Grande parte da mídia e determinados grupos simplesmente ameaçam, processam e lutam pela supressão da liberdade de expressão e religiosa daqueles de quem discordam

Como explica o Centro de Direito e Religião (Cedire), em 2011 o Alto Comissariado de Direitos Humanos das Nações Unidas organizou quatro oficinas regionais em Viena, na Europa; Nairóbi, na África; Bangkok, na região Ásia-Pacífico; e Santiago do Chile, nas Américas, para lançar luz sobre o artigo 20, item 2 do PIDCP e auxiliar no combate ao discurso de ódio, mas também para evitar a mordaça do discurso, de forma injusta. Dessas oficinas, nasceu um documento denominado Plano de Ações de Rabat.

Resumidamente, o Plano de Rabat deixou claro que “ódio” e “hostilidade” se referem a emoções intensas e irracionais de opróbrio, inimizade e detestação em relação a um determinado grupo, enquanto “apologia” é a ação que tem a intenção objetiva de promover publicamente o ódio contra o grupo-alvo. Por fim, “incitação” refere-se a declarações sobre grupos nacionais, raciais ou religiosos de discriminação, hostilidade ou violência contra estes grupos.

No Brasil, o STF, em diversos julgados, consignou o mesmo entendimento dos documentos internacionais e dos tribunais europeus. No entanto, grande parte da mídia e determinados grupos simplesmente desconsideram todo o sistema: ameaçam, processam e lutam pela supressão da liberdade de expressão e religiosa daqueles de quem discordam.

Pensando nisso, o Instituto Brasileiro de Direito e Religião (IBDR) dedicou a temática de seu quarto congresso anual ao discurso de ódio e ao exercício da liberdade religiosa entre os dias 23 e 24 de novembro. O congresso ocorreu no auditório da Faculdade de Direito em parceria com a Universidade do Vale do Itajaí (Univali) e com o apoio da seccional Santa Catarina da Ordem dos Advogados do Brasil, Fé & Trabalho, Edições Vida Nova, Acton Institute e outras entidades e organizações.

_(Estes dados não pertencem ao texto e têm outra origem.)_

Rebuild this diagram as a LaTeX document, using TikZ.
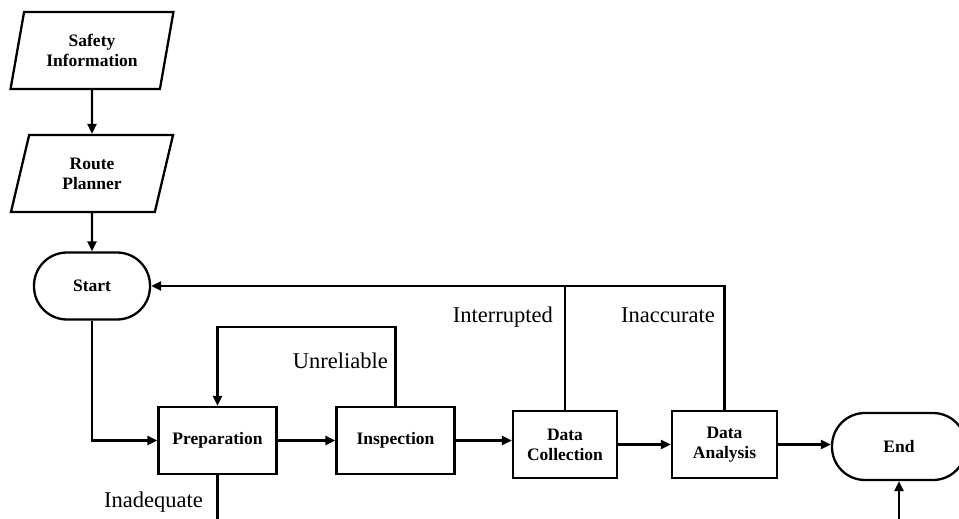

Com duas palestras, três painéis, defesa de artigos e screening do documentário The Hong Konger – a luta extraordinária de Jimmy Lai pela Liberdade, o congresso contou com diversos especialistas na temática, entre eles os autores da presente coluna, Ives Gandra da Silva Martins, Davi Lago, Augusto Ventura, Douglas Batista, Christiano Mota e, especialmente, o professor catedrático de Direito Eclesiástico e vice-reitor da Universidade Autônoma de Madri, Ricardo Garcia Garcia. Na noite do dia 23, o IBDR comemorou os cinco anos de sua fundação e homenageou o doutor em Direito e juiz da Vara do Trabalho de Salvador (BA) Aloísio Cristovam dos Santos Júnior, com a segunda edição do Prêmio Ives Gandra Martins, que também foi palestrante no congresso.

As discussões foram riquíssimas e resultaram em uma Moção Sugestiva ao Ministério da Educação e Cultura (MEC) para a inclusão da disciplina de Direito Religioso nas ementas das faculdades de Direito brasileiras, como ocorre nas universidades da Espanha, Itália e Portugal. A moção foi assinada pela presidência do IBDR, reitoria da Univali e demais autoridades, como Fernanda Sell, desembargadora do TJ/SC, e Fabrício de Oliveira, prefeito de Balneário Camboriú. A academia reitera que o discurso de ódio é um importante instituto do Direito, mas que deve ser utilizado nos termos já definidos internacionalmente para punir os discursos que se demonstram criminosos, mas nunca aquele que pode nos causar repulsa e do qual discordamos.